The Cat Returns is a far safer film than Ghibli's more recent offerings, lacking both the epic flights of fantasy that mark out the work Miyazaki (Princess Mononoke and Porco Rosso) and the rigorous approach to character and plot of Takahata's finer films (Pompoko, Grave of the Fireflies and Only Yesterday). Notably short at only 75 minutes, and more obviously pitched at the younger end of the market, it still retains the dazzlingly drawn action sequences and touching humanism that we've come to expect from the Studios within a tighter, though overall less ambitious narrative that will leave few disappointed but will ultimately probably do little to win any new converts to Ghibli's work. As such, whilst entertaining enough in its own right, The Cat Returns can really be seen as marking time for the studio whilst Miyazaki decides whether he's going to retire or not.
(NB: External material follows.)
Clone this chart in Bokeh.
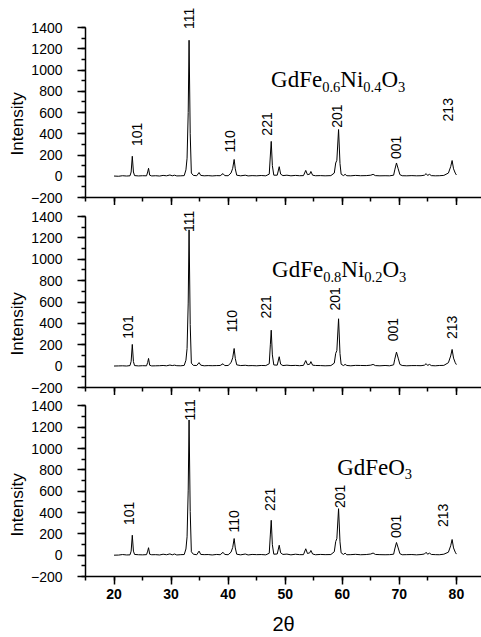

The Cat Returns was accompanied into Japanese cinemas by the 25-minute short The Giblies - Episode 2 (Episode 1 aired on Japanese TV in 2000), a series of skits surrounding the characters of a fictitious animation studio, not all too surprisingly named "Ghibli" (though pronounced "gi bu ri", with a hard "G" to distinguish it from the real Studios, which is pronounced using a soft "J"), rendered in a variety of styles testifying to the talent and imagination by the forces at work behind the scenes there which range from the surreal, as in the opening tale of a curry eating competition at a local eatery, through the humorous, in a vignette of the commonplace commuter train phenomena of a pretty young girl falling asleep on the shoulder of the person sitting next to her, to the touching reminiscences of young love forged between two of the characters at an elementary school art exhibition. This short, and I mean this as no disservice to the feature which it supports, is worthy of the ticket price alone, and when taken together, the two films form as satisfying an evening of entertainment as you're likely to get anywhere.